Records with drawing code
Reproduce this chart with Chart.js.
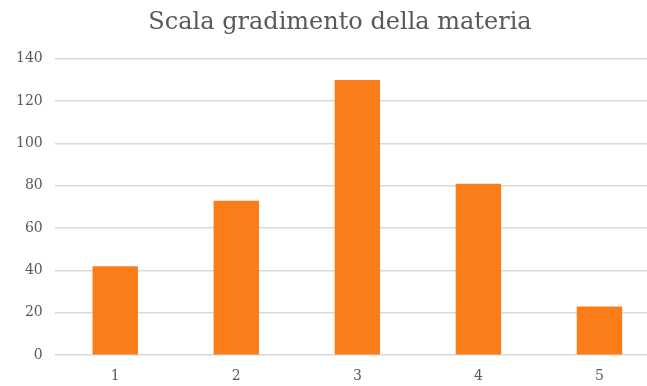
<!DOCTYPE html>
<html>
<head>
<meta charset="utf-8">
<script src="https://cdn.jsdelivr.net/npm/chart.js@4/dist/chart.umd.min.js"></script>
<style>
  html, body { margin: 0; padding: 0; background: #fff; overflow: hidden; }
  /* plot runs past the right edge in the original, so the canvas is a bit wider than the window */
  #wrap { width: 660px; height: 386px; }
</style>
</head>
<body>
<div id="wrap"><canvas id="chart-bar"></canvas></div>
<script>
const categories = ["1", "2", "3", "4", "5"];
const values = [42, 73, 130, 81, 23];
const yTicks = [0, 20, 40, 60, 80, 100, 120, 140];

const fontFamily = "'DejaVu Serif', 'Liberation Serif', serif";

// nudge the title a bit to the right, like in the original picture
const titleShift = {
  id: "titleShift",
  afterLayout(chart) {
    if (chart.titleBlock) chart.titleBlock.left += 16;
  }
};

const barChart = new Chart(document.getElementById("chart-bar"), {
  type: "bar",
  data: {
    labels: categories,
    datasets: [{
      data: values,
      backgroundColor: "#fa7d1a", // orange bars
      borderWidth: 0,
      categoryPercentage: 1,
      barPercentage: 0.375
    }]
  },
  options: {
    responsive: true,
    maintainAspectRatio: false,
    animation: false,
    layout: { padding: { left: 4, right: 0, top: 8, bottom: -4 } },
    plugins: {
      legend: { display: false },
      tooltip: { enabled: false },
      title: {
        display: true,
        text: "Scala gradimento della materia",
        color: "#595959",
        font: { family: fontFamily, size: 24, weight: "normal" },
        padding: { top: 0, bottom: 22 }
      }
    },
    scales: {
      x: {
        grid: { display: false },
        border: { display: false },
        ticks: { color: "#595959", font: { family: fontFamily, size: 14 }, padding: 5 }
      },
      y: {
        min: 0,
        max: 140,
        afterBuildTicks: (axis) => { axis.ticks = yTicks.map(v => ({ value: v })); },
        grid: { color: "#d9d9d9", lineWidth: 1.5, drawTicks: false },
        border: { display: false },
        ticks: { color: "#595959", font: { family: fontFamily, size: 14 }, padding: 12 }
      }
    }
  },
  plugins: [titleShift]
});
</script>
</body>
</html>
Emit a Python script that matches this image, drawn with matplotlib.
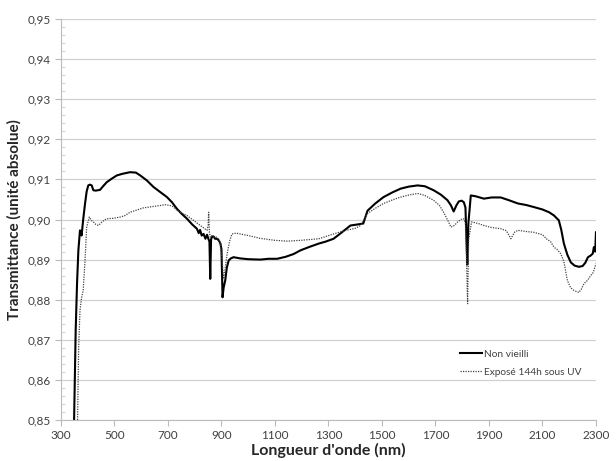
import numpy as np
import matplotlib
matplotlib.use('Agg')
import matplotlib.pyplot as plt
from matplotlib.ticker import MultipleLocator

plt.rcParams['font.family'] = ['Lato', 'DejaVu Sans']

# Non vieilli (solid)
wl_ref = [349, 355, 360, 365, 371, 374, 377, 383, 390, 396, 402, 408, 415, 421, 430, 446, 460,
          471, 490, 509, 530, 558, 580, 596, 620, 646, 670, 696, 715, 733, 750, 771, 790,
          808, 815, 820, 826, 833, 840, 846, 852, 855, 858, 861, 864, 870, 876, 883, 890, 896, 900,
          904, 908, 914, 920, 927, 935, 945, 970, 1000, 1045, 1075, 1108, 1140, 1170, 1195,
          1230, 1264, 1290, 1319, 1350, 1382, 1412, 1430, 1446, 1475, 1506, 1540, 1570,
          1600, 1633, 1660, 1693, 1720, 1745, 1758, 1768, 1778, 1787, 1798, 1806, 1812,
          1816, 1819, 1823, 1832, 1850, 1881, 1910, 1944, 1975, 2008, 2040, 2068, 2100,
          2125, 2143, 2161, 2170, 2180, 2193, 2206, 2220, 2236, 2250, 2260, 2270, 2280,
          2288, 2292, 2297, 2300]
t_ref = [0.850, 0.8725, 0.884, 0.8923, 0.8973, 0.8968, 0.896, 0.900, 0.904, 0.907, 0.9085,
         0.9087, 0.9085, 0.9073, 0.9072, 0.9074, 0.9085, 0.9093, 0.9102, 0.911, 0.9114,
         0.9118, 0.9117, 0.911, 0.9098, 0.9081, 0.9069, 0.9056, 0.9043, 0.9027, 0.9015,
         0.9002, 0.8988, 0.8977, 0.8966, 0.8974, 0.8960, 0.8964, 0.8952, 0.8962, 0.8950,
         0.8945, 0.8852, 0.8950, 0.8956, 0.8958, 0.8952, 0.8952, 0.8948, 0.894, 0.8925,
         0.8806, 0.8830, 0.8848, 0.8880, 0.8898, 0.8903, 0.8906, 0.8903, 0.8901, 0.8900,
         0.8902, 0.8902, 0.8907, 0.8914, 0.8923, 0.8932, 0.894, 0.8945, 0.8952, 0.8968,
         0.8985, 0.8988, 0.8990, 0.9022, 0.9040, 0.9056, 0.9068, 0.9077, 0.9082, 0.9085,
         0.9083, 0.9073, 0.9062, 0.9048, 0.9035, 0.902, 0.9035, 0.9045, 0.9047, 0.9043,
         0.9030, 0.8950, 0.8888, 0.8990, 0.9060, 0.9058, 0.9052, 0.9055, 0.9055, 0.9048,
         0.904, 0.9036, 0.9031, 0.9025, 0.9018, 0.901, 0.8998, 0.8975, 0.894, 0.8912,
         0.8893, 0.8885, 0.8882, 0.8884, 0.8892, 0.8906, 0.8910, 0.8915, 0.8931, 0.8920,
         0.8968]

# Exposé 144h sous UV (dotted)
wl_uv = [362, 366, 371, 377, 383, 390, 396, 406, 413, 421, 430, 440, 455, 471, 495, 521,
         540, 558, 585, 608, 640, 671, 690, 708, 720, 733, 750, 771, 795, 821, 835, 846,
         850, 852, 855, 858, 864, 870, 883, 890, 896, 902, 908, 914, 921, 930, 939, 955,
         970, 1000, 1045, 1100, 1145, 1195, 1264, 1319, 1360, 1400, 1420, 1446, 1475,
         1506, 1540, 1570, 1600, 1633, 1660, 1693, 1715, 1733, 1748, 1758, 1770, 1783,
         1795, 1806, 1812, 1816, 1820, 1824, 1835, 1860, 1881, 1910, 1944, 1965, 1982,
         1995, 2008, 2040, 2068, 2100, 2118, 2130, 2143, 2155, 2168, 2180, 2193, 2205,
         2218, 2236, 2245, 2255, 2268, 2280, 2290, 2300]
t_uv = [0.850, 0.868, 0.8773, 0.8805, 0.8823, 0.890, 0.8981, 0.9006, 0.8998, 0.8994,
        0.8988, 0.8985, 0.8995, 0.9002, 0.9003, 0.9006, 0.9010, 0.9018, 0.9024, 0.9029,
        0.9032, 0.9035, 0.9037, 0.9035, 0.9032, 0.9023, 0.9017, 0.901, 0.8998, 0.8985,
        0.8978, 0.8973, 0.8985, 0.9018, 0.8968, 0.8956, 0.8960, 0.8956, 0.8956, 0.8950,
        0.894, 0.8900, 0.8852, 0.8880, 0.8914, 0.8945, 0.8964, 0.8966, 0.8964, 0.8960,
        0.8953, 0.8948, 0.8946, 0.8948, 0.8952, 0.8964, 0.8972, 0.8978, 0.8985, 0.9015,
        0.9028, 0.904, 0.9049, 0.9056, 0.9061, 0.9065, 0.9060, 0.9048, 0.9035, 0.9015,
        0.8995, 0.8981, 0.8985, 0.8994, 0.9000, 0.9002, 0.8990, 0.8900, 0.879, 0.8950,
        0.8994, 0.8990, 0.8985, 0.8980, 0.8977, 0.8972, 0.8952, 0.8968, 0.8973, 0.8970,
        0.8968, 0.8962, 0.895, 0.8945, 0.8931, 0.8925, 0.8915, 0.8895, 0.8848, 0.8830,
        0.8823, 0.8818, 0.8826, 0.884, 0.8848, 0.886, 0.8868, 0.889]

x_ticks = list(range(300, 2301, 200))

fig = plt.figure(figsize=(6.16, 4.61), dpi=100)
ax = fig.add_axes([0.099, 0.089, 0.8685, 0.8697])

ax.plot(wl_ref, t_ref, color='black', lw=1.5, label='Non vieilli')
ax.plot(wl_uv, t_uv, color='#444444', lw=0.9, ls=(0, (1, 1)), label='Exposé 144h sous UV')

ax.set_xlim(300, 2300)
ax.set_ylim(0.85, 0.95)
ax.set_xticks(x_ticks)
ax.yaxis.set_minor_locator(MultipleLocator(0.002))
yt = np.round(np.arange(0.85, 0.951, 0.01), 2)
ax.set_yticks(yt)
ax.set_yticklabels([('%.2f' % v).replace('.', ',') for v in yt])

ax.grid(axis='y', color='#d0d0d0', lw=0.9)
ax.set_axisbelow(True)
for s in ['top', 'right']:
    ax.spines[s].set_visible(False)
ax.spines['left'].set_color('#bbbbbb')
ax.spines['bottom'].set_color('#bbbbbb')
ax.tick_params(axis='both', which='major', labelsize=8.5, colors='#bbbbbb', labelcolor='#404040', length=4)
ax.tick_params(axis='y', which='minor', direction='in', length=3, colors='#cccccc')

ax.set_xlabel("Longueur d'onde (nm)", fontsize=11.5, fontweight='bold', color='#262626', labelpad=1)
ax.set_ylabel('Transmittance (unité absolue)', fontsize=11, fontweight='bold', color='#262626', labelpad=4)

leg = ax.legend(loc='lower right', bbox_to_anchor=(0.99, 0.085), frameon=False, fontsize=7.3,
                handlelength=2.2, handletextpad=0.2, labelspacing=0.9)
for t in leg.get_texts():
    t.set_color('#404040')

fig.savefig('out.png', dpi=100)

## EXERCISE PROMPT
Set down nothing but the lines from the one holding "Emit a Python" through the one holding "plt.rcParams['font.family'] = ['Lato', 'DejaVu", both included, exactly as they appear; any picture is left out.

## IN RESPONSE
Emit a Python script that matches this image, drawn with matplotlib.
import numpy as np
import matplotlib
matplotlib.use('Agg')
import matplotlib.pyplot as plt
from matplotlib.ticker import MultipleLocator

plt.rcParams['font.family'] = ['Lato', 'DejaVu Sans']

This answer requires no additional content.